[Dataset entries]
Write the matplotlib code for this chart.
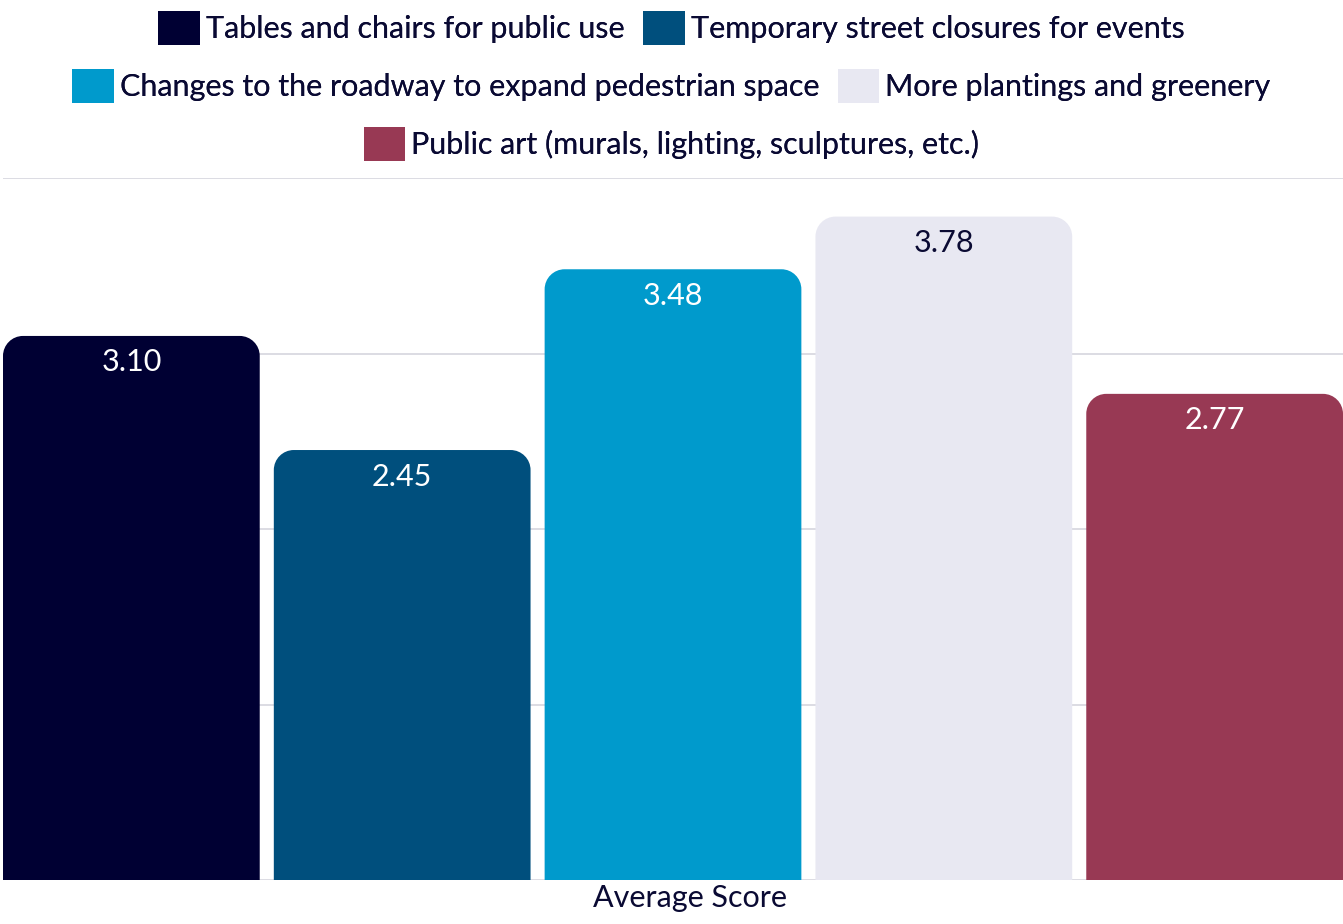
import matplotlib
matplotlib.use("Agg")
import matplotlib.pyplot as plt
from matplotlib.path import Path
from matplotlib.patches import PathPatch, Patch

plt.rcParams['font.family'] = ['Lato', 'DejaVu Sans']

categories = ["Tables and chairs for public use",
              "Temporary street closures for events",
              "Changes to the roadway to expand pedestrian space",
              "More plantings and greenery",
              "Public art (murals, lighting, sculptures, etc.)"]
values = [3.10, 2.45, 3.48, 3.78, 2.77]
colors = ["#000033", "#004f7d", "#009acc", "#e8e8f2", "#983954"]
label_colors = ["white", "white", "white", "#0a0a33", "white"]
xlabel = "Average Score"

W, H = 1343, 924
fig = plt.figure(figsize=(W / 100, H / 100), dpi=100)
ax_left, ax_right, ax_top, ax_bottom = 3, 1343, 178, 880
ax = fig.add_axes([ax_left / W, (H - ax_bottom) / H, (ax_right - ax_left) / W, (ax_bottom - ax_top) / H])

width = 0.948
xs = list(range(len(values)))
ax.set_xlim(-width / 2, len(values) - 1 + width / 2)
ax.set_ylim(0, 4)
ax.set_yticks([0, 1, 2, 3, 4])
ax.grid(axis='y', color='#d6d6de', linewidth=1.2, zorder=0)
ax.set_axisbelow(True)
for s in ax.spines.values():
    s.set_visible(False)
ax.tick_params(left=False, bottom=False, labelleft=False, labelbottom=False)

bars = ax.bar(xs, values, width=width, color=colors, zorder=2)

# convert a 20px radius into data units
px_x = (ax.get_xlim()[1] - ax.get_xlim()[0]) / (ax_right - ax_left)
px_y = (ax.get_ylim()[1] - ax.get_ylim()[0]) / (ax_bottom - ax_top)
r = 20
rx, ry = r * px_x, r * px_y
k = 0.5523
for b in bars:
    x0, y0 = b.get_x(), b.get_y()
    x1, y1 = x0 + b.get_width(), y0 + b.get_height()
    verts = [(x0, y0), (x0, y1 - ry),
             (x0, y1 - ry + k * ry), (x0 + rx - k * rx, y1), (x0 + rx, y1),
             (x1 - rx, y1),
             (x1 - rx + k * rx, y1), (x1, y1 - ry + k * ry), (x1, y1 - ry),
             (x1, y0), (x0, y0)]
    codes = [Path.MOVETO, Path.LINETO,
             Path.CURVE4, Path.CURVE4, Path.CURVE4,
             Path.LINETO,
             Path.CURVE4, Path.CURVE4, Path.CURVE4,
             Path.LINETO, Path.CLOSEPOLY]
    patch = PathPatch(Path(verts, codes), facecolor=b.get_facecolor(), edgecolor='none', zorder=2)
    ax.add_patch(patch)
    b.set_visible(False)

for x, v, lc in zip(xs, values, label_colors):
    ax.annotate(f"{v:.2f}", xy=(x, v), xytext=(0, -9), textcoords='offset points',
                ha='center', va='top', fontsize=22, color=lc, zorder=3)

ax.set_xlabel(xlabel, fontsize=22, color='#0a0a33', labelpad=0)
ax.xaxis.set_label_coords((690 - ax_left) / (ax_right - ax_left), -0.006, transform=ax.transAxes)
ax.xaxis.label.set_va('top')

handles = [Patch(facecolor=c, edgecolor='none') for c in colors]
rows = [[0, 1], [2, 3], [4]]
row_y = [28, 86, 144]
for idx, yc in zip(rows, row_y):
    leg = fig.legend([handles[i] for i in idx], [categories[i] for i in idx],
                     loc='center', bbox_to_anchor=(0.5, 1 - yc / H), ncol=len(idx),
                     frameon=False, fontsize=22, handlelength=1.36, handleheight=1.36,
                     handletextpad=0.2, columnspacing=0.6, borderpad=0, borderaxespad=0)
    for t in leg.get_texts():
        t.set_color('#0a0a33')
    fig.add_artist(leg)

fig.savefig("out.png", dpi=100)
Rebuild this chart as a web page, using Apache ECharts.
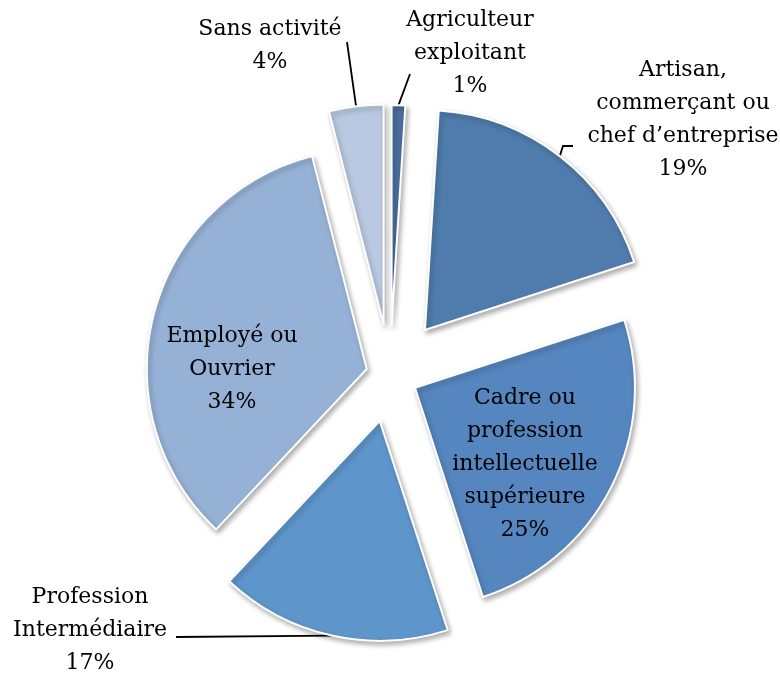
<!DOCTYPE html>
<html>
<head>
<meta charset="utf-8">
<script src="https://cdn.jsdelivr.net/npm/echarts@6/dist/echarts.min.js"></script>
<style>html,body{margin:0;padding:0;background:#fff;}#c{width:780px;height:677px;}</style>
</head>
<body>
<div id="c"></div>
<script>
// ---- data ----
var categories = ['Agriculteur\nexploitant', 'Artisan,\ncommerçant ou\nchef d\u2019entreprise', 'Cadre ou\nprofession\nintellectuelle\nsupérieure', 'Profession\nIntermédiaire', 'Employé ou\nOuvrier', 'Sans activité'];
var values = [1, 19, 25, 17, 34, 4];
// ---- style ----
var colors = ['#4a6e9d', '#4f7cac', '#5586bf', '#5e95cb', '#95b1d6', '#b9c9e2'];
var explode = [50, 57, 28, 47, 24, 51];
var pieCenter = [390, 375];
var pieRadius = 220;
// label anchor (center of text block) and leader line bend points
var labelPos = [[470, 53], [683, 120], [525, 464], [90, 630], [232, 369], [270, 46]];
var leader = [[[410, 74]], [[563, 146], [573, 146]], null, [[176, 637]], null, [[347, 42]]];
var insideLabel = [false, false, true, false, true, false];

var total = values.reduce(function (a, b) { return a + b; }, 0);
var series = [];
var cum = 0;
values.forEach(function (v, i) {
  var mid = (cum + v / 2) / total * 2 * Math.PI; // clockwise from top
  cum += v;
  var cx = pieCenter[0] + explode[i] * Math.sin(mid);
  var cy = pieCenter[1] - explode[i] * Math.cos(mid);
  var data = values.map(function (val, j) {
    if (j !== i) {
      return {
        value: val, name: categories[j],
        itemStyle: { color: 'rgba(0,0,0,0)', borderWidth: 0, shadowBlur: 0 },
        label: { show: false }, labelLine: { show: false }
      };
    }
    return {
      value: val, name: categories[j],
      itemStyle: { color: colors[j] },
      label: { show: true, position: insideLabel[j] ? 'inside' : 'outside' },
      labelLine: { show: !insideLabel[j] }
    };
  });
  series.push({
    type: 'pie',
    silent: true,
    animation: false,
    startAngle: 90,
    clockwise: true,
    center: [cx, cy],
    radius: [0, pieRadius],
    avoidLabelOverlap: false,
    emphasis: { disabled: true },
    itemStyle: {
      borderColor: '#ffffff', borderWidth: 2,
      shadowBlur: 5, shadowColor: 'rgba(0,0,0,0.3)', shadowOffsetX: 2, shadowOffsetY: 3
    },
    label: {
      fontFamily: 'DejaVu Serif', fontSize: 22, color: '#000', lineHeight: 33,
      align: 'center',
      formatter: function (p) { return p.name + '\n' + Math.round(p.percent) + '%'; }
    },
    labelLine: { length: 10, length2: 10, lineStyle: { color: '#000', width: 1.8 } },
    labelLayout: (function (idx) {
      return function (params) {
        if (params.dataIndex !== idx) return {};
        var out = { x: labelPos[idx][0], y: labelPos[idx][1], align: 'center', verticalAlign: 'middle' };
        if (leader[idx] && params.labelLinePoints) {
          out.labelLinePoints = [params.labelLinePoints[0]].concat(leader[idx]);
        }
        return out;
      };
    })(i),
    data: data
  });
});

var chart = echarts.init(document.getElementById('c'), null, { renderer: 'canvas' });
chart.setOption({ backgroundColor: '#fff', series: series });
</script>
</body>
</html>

◆ **Written instruction**
Go through the records and show every line with the string "matplotlib" in it.

◆ **The completed task**
Write the matplotlib code for this chart.
import matplotlib
matplotlib.use("Agg")
import matplotlib.pyplot as plt
from matplotlib.path import Path
from matplotlib.patches import PathPatch, Patch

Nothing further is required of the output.